Despite the thousands of hours spent refining and testing the design, Aero Sekur still doesn’t know whether its vented landing system will be chosen for the ExoMars rover. There are a number of competing systems for landing on Mars, including legged landers and mechanisms that act like a crane to lower a rover onto the surface. But as Butler puts it, no one gets into the space industry for the money.
‘One of the reasons that we started the space business is that it acts as a technology driver,’ said Butler. ‘So we are developing systems and capabilities for space that we can then transfer across into our other areas, such as hard landings for helicopters.’ The innovation it brings, he claims, is well worth the months of uncertainty.
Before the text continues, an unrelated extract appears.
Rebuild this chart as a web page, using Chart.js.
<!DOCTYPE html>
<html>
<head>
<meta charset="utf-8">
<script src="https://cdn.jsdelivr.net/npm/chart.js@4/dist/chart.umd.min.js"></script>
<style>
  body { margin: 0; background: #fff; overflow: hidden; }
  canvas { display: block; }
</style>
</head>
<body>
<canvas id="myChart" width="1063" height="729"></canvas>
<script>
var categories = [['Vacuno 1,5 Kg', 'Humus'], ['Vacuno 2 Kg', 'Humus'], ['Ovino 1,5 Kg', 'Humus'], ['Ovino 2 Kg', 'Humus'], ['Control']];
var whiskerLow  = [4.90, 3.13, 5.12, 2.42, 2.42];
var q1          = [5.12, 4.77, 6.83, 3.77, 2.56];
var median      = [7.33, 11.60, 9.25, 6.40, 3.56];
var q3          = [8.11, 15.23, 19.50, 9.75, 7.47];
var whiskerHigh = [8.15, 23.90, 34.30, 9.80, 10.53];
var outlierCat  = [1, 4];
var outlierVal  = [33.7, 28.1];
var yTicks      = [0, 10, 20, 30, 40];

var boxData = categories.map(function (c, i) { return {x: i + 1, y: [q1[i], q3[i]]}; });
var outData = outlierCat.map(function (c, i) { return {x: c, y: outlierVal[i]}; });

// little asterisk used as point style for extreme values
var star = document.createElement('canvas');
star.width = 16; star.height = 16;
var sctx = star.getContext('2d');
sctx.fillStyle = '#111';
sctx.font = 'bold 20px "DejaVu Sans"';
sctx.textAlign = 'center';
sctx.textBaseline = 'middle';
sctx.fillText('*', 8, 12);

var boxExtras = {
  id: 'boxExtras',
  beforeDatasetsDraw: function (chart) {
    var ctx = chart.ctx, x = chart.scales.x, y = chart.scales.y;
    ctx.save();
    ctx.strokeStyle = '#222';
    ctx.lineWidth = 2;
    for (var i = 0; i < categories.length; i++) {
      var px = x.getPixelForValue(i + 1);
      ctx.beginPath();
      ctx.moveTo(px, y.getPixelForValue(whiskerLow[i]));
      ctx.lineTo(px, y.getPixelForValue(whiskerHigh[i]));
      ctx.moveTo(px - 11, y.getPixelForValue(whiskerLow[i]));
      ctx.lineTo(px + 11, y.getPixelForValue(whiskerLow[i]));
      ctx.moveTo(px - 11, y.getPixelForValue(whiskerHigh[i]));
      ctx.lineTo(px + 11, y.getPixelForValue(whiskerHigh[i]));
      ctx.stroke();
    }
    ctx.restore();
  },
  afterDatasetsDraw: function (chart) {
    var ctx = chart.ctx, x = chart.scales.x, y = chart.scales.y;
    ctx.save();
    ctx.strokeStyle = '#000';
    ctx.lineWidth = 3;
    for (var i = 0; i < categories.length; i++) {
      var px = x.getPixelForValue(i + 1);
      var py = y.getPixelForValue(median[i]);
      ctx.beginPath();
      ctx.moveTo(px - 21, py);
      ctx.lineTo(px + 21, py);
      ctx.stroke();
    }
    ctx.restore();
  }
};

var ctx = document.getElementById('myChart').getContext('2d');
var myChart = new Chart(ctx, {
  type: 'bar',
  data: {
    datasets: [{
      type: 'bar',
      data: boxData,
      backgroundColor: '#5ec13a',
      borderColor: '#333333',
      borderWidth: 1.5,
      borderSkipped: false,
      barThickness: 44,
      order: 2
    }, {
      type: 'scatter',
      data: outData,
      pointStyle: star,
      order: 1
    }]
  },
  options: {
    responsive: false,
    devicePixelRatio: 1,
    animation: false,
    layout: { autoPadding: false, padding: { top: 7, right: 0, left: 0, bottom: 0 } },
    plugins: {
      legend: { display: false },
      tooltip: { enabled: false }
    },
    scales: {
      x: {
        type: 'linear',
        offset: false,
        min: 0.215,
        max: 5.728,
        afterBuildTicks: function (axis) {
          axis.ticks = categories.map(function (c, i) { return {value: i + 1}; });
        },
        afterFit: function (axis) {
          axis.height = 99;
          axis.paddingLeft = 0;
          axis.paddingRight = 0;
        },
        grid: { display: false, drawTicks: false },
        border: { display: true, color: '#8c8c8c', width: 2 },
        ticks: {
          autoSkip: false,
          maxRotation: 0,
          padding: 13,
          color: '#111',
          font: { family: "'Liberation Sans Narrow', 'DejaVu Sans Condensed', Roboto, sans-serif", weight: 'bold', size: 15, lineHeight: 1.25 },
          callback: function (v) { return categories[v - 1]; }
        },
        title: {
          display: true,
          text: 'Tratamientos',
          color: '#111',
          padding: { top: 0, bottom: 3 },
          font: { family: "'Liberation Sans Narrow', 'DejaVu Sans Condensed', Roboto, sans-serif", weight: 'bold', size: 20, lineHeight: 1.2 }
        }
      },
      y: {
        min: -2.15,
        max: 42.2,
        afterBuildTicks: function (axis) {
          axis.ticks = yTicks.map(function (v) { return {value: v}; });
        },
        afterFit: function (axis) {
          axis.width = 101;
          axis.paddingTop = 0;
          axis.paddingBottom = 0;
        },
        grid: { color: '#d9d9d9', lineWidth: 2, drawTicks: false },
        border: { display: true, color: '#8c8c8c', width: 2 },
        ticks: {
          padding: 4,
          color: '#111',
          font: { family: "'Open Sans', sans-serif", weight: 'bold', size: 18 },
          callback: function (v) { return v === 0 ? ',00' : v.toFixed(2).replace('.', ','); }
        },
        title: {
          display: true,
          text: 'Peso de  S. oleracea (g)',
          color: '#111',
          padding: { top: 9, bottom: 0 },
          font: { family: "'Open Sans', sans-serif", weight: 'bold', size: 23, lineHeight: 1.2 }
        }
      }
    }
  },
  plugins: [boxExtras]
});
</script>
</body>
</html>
Landing on Mars: the options
Legged landing systems
The legs of the 1976 Viking mission lander were the first-generation landing system technology. It was also developed for the lunar Surveyor and Apollo programmes in the early 1960s. The mechanical solution is typically integrated into the same area that houses the scientific and engineering subsystems.
Airbag landing systems
This technology was developed for the Mars Pathfinder mission and improved upon for the Mars Exploration Rover missions. They have a combination of fixed-thrust solid-rocket motors and airbags to perform the touchdown task. The main drawback of early airbag systems was the bounce they inflicted on the probe upon impact.
The sky-crane landing system
The idea for a sky crane first appeared in 1999, following the crash of the Mars Polar Lander. The rocket-powered, hovering vehicle lowers a rover on tethers and places it directly onto a planet’s surface. It was used to land the Curiosity Rover on the Martian surface in 2012.